Search code examples
pythondataframepython-polars

Multiply Columns Together Based on Condition


Is there a way for me to dynamically multiply columns together based on a value in another column in Python?

I'm using Polars if that makes a difference. For example, if calendar_year is 2018, I'd want to multiply columns 2018, 2019, 2020, and 2021 together, but if calendar_year is 2019, I'd only want to multiply columns 2019, 2020, and 2021 together.

I'd like to store the result in a new column called product.

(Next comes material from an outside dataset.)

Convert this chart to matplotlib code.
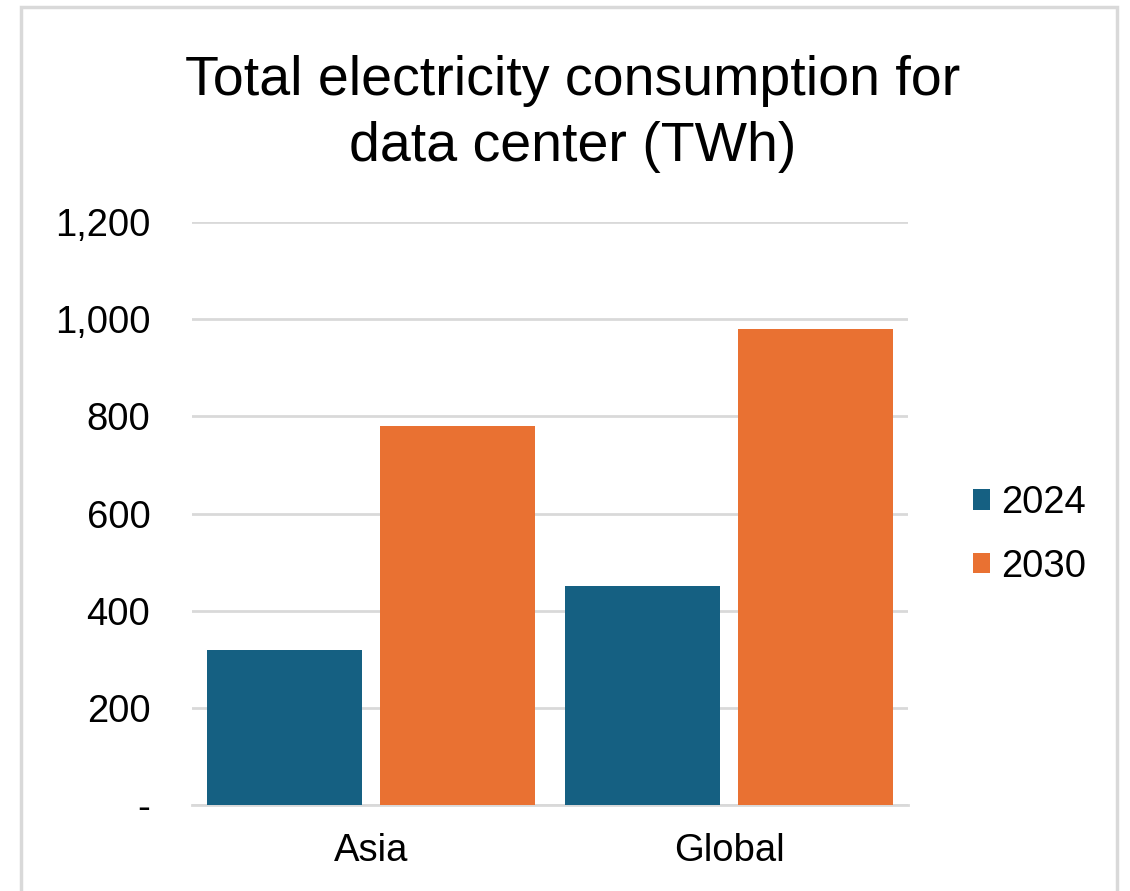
import numpy as np
import matplotlib.pyplot as plt
from matplotlib.patches import Rectangle

# data (TWh)
regions = ['Asia', 'Global']
years = ['2024', '2030']
vals_2024 = [320, 450]
vals_2030 = [780, 980]
yticks = [0, 200, 400, 600, 800, 1000, 1200]
ytick_labels = ['-', '200', '400', '600', '800', '1,000', '1,200']

blue = '#156082'
orange = '#E97132'
grid_col = '#D9D9D9'

plt.rcParams['font.family'] = ['Liberation Sans', 'DejaVu Sans']

fig = plt.figure(figsize=(11.3, 8.91), dpi=100)
fig.patch.set_facecolor('white')

# light outer frame around the chart (bottom edge runs off the image)
frame = Rectangle((21 / 1130, -0.05), (1117 - 21) / 1130, 1 - 7 / 891 + 0.05,
                  transform=fig.transFigure, fill=False, edgecolor=grid_col,
                  linewidth=2.5, zorder=0)
fig.patches.append(frame)

ax = fig.add_axes([192 / 1130, 1 - 805 / 891, (908 - 192) / 1130, (805 - 222) / 891])

x = np.arange(len(regions))
w = 0.433
gap = 0.0475
ax.bar(x - (w + gap) / 2, vals_2024, w, color=blue, label=years[0], zorder=3)
ax.bar(x + (w + gap) / 2, vals_2030, w, color=orange, label=years[1], zorder=3)

ax.set_xlim(-0.5, 1.5)
ax.set_ylim(0, 1200)
ax.set_yticks(yticks)
ax.set_yticklabels(ytick_labels)
ax.set_xticks(x)
ax.set_xticklabels(regions)
ax.tick_params(axis='both', length=0, labelsize=27.5, colors='black')
ax.tick_params(axis='y', pad=30)
ax.tick_params(axis='x', pad=20)

ax.yaxis.grid(True, color=grid_col, linewidth=2, zorder=0)
ax.set_axisbelow(True)
for side in ['top', 'right', 'left']:
    ax.spines[side].set_visible(False)
ax.spines['bottom'].set_color(grid_col)
ax.spines['bottom'].set_linewidth(2)

fig.text(573 / 1130, 1 - 114 / 891, 'Total electricity consumption for\ndata center (TWh)',
         ha='center', va='center', fontsize=40, linespacing=1.33)

leg = ax.legend(loc='center left', frameon=False, borderpad=0, borderaxespad=0,
                fontsize=27.5, handlelength=0.45, handleheight=0.45, handletextpad=0.28,
                labelspacing=0.72)
leg.set_bbox_to_anchor((973 / 1130, 1 - 535 / 891), transform=fig.transFigure)

fig.savefig('out.png', dpi=100, facecolor='white')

In the future, we'll have additional columns such as 2022, and 2023, so I'd love the ability to have my formula account for these new columns without having to go into the code base each year and add them to my product manually.

df = pl.from_repr("""
┌─────┬───────────────┬───────┬───────┬───────┬───────┬───────┬─────────┐
│ id  ┆ calendar_year ┆ 2017  ┆ 2018  ┆ 2019  ┆ 2020  ┆ 2021  ┆ product │
│ --- ┆ ---           ┆ ---   ┆ ---   ┆ ---   ┆ ---   ┆ ---   ┆ ---     │
│ i64 ┆ i64           ┆ f64   ┆ f64   ┆ f64   ┆ f64   ┆ f64   ┆ f64     │
╞═════╪═══════════════╪═══════╪═══════╪═══════╪═══════╪═══════╪═════════╡
│ 123 ┆ 2018          ┆ 0.998 ┆ 0.997 ┆ 0.996 ┆ 0.995 ┆ 0.994 ┆ 0.9801  │
│ 456 ┆ 2019          ┆ 0.993 ┆ 0.992 ┆ 0.991 ┆ 0.99  ┆ 0.989 ┆ 0.9557  │
└─────┴───────────────┴───────┴───────┴───────┴───────┴───────┴─────────┘
""")

Thanks in advance for the help!


Solution

  • It looks like you want to multiply CY factors for all years beyond calendar_year, and not have to update this logic for each year.

    If that's the case, one way to avoid hard-coding the CY selections is to use unpivot and filter the results.

    (
        df
        .select(
            'id',
            'calendar_year',
            pl.col('^20\d\d$')
        )
        .unpivot(
            index=['id', 'calendar_year'],
            variable_name='CY',
            value_name='CY factor',
        )
        .with_columns(pl.col('CY').cast(pl.Int64))
        .filter(pl.col('CY') >= pl.col('calendar_year'))
        .group_by('id')
        .agg(
            pl.col('CY factor').product().alias('product')
        )
    )
    
    shape: (2, 2)
    ┌─────┬──────────┐
    │ id  ┆ product  │
    │ --- ┆ ---      │
    │ i64 ┆ f64      │
    ╞═════╪══════════╡
    │ 456 ┆ 0.970298 │
    │ 123 ┆ 0.982119 │
    └─────┴──────────┘
    

    From there, you can join the result back to your original dataset (using the id column).